Material to process:
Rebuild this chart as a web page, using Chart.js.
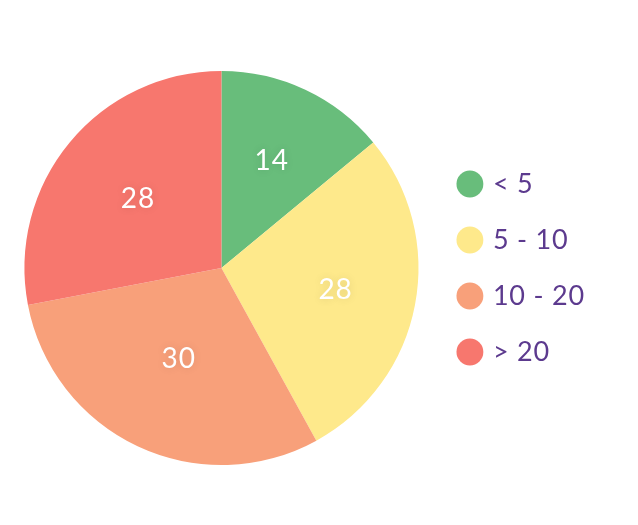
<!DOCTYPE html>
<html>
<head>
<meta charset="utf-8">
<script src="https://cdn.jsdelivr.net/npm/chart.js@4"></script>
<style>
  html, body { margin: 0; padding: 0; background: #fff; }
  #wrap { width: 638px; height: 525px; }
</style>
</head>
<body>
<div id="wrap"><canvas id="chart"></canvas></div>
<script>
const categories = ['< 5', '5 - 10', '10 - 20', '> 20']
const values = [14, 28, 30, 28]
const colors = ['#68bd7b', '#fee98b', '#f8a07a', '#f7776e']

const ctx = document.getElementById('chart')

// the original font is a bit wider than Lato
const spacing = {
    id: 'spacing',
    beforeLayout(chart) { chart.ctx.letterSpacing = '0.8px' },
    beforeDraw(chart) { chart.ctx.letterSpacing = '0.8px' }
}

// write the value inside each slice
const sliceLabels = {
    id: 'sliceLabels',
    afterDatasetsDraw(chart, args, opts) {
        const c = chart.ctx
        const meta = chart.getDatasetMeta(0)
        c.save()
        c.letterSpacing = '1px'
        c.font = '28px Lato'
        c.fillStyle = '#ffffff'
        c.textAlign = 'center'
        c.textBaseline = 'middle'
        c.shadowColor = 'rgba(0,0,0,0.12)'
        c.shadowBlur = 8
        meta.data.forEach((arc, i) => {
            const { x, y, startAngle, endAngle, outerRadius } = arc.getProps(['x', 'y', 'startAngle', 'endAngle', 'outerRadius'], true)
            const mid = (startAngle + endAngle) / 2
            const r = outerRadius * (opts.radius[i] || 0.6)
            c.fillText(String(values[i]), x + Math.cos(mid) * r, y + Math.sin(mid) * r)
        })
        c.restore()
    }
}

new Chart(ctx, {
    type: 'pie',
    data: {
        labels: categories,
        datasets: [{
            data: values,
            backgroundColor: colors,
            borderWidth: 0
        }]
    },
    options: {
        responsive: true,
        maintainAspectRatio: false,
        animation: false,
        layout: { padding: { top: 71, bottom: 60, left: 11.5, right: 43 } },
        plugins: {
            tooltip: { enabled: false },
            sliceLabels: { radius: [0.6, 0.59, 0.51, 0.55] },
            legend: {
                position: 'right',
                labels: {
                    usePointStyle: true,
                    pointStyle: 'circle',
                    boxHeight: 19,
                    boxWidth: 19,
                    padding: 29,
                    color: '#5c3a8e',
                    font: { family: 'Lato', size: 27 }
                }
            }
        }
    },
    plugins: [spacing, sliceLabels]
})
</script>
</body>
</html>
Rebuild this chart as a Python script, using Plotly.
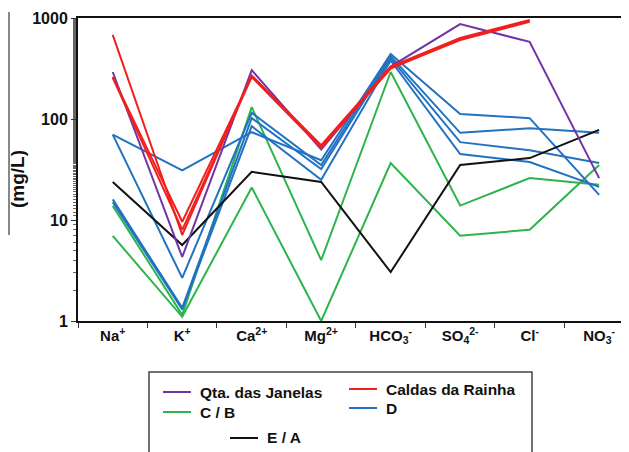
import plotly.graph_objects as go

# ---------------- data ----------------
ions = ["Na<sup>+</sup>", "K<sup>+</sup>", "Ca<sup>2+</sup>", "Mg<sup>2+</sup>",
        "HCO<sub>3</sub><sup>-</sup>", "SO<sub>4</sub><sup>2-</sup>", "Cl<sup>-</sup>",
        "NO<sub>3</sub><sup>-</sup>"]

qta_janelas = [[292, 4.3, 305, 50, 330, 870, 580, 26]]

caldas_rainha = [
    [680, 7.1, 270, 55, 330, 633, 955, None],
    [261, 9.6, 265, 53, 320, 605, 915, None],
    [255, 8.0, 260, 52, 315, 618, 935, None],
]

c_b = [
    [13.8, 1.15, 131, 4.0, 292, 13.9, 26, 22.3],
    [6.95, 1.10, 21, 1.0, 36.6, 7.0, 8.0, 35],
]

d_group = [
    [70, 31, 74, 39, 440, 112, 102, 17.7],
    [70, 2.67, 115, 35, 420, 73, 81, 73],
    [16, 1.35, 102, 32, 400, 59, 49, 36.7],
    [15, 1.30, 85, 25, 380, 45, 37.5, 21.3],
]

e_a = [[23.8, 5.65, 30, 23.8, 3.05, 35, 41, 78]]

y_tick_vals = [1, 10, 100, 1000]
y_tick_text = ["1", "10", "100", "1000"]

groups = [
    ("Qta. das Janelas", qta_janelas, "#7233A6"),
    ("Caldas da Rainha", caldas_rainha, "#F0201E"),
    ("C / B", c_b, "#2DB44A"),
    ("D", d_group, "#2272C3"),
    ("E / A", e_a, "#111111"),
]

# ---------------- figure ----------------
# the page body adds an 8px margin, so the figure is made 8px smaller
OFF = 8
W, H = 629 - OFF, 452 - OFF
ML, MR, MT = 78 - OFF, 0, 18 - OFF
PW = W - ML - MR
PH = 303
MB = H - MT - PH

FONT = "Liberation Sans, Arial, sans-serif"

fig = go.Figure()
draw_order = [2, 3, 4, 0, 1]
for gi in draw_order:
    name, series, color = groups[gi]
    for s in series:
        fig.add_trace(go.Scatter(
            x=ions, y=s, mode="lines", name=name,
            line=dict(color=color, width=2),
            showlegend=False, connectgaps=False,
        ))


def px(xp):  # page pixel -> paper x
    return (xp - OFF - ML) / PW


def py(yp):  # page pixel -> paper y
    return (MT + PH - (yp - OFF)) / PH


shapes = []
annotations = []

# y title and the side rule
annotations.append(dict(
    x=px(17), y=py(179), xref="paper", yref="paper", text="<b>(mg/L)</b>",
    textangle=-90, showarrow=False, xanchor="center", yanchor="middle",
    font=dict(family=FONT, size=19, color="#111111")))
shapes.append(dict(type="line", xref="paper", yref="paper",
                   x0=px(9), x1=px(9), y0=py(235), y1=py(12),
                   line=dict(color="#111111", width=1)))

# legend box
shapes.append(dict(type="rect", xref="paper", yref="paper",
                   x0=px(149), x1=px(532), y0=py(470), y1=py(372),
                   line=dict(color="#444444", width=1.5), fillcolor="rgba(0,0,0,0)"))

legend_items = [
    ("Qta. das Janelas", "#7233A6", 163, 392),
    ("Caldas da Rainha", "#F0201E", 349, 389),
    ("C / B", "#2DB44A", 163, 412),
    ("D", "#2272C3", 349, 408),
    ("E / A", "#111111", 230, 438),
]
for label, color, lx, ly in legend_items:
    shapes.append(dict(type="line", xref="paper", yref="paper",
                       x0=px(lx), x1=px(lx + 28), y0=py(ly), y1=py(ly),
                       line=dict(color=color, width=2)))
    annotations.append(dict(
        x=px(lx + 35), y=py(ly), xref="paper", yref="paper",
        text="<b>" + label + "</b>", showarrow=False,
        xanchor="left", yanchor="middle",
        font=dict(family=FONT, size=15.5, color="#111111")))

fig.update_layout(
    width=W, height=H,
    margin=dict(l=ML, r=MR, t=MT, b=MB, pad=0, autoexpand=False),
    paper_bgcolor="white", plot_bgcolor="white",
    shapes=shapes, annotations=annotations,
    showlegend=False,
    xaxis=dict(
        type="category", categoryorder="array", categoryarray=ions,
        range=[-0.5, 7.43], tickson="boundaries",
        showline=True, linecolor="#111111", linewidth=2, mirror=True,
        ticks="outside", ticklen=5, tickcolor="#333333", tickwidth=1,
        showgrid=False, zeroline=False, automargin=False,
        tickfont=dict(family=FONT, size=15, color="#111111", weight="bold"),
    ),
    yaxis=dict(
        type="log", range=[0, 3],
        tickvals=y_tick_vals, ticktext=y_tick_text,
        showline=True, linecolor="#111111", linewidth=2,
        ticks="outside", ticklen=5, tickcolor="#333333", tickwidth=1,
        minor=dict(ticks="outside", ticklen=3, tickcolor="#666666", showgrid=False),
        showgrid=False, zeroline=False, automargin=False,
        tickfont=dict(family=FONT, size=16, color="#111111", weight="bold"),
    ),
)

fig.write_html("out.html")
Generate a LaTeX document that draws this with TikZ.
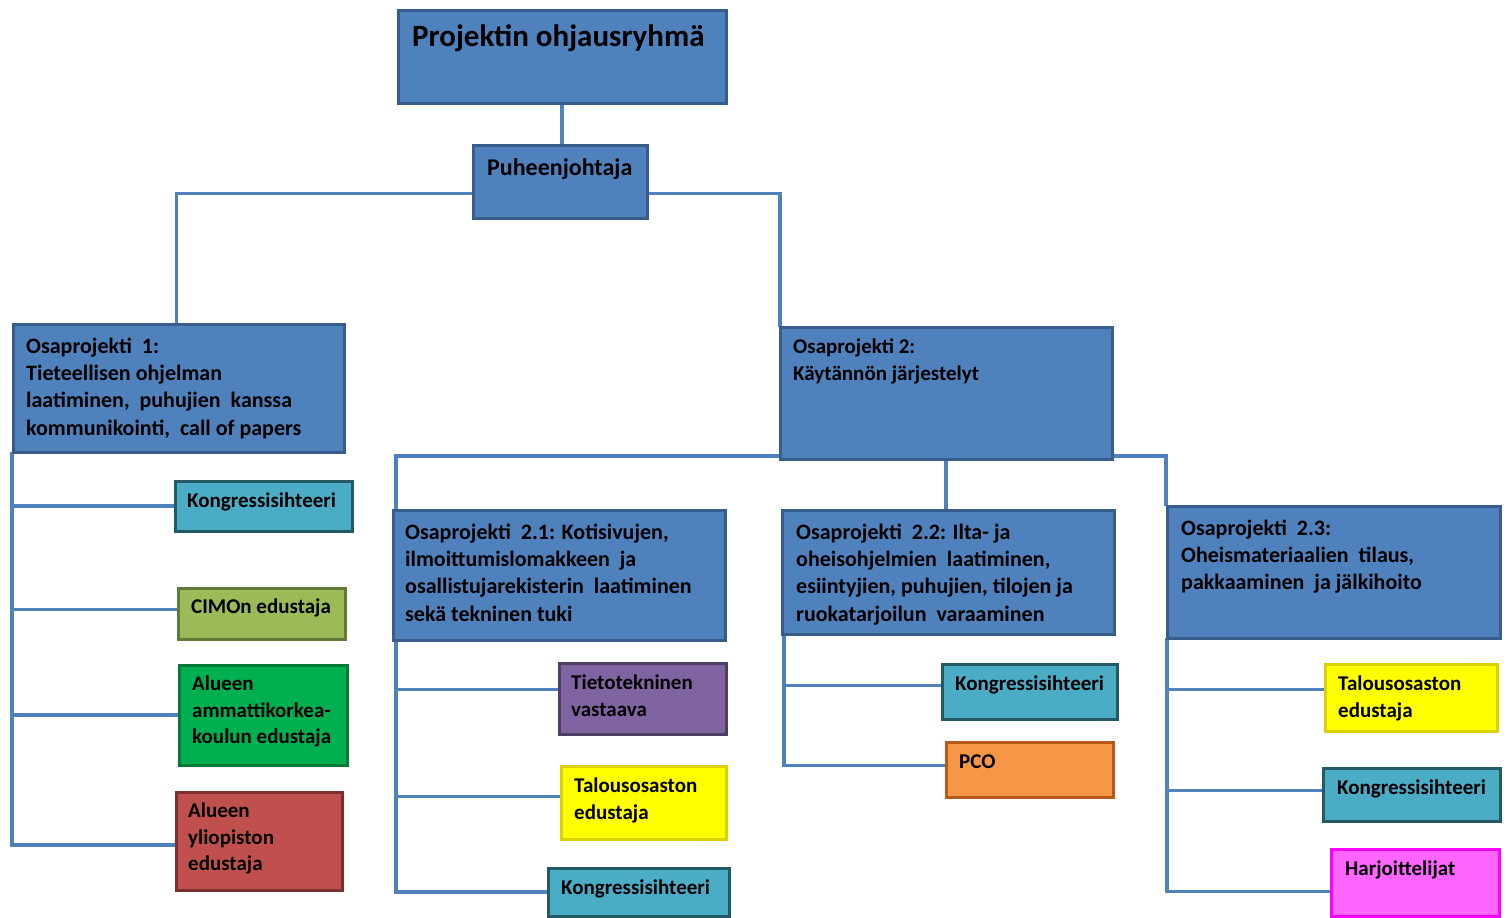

Task to complete: Give back, unchanged, each line from the one containing "Rebuild this chart as a Python" through the one containing "qta_janelas = [[292, 4.3, 305, 50, 330, 870, 580, 26]]". Pictures are to be left out.

Expected answer:
Rebuild this chart as a Python script, using Plotly.
import plotly.graph_objects as go

# ---------------- data ----------------
ions = ["Na<sup>+</sup>", "K<sup>+</sup>", "Ca<sup>2+</sup>", "Mg<sup>2+</sup>",
        "HCO<sub>3</sub><sup>-</sup>", "SO<sub>4</sub><sup>2-</sup>", "Cl<sup>-</sup>",
        "NO<sub>3</sub><sup>-</sup>"]

qta_janelas = [[292, 4.3, 305, 50, 330, 870, 580, 26]]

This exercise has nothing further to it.